The report goes on to say

The case has been closely watched by activists in other Kansas communities who are considering similar voter-led initiatives if state lawmakers continue to block reform of marijuana laws. Kansas Attorney General Derek Schmidt had asked the Supreme Court to strike down the ordinance in the state’s largest city, saying it conflicts with state law.

Schmidt’s office warned the city before the April election that the ordinance was in conflict with state law and that it couldn’t be enforced. The state filed a lawsuit soon after 54 percent of Wichita voters approved the measure anyway.

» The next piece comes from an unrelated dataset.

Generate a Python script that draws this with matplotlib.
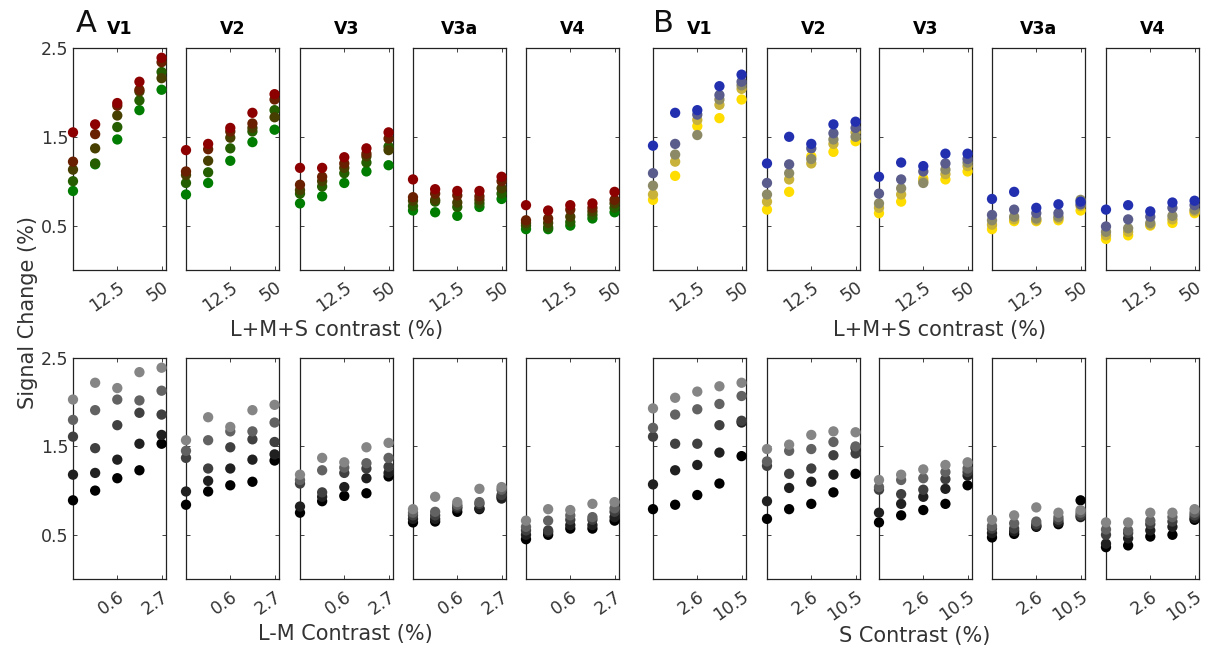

In its decision Friday, the state Supreme Court said the ordinance wasn’t enacted according to state law. The court said that when the petition was filed with the city clerk’s office, it didn’t also include a copy of the proposed ordinance. The Supreme Court also said its ruling “effectively disposes of the case,” and it therefore didn’t need to rule on the state’s other arguments against the ordinance.

The City of Wichita released a statement saying it respected the court’s decision and that the ruling “provides clarity for all cities receiving such petitions.” The city also said there’s no action for the city to take, given that the Supreme Court had put the ordinance on hold while it considered the case.

Schmidt’s office said in an emailed statement the court decision’s “narrow scope” doesn’t address whether state law would have invalidated a properly enacted ordinance. Schmidt said he wants lawmakers to review the matter and decide if the Legislature needs to make “crystal clear” its intent to have “these law enforcement standards, policies and procedures uniform throughout the state.”

“Whatever one’s views on the merits of current state policy related to marijuana, I think most Kansans agree it makes little sense for the basic rules for enforcing the criminal law to differ from city to city,” Schmidt said.